Les manifestations contre la guerre et les crimes contre l’humanité prennent une nouvelle dimension depuis deux mois. Seuls le Parti communiste et Hadash leur apportent un soutien actif dans la rue et au Parlement. Le « Partenariat pour la paix », créée par Hadash afin de rassembler des dizaines d’organisations et de mouvements pour la paix, les droits humains et l’égalité, est devenu au cours de l’année écoulée un acteur central des manifestations dans les rues juives et arabes.

Violences policières et mots interdits

Mais tout cela se fait dans des conditions très difficiles. La majorité de la population israélienne n’est pas exposée aux images des massacres dans la bande de Gaza. Les menaces d’une « nouvelle Nakba » sont proférées ouvertement par les ministres racistes du gouvernement de droite, à l’encontre des Palestiniens dans les territoires occupés comme des citoyens arabes d’Israël.

Dans « la seule démocratie du Moyen-Orient », la police interdit de brandir des drapeaux palestiniens, des photos d’enfants palestiniens victimes des bombardements ; les mots « famine », « crimes contre l’humanité », « crime de guerre », « État palestinien » et bien d’autres encore sont prohibés, bien qu’aucune loi israélienne ne les proscrive.

Toute personne arborant des pancartes contre la guerre, une photo d’un enfant de Gaza ou un drapeau palestinien s’expose à une arrestation ou à des coups, et souvent aux deux. Cependant, aucune sanction n’est prévue lorsque des milliers de personnes crient « mort aux Arabes » ou frappent des habitants palestiniens dans la vieille ville de Jérusalem-est sous occupation israélienne, comme cela a été le cas lors de la « Marche des drapeaux », qui s’est déroulée en début de semaine.

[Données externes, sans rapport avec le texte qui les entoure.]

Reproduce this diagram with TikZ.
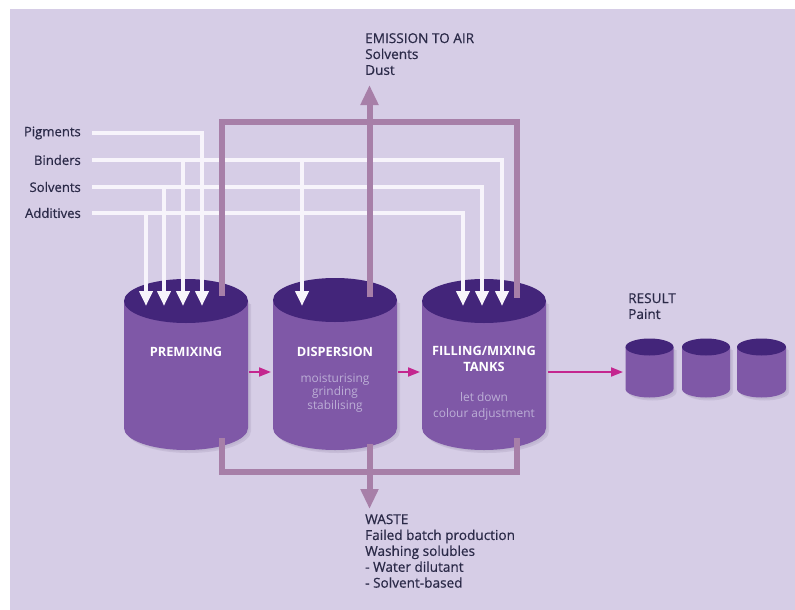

Malgré les difficultés, une partie croissante de la population israélienne, juive et arabe, estime qu’il est temps de mettre fin à la guerre : elle atteint désormais les 60 %, comme l’ont montré les sondages du mois dernier. Les rangs des manifestants dans les rues grossissent, tout comme la demande de libération des otages (le slogan du Hadash est « Tous contre tous », tous les otages contre tous les prisonniers et détenus palestiniens en Israël, NDLR), de renversement du gouvernement de Netanyahou et de fin de la guerre.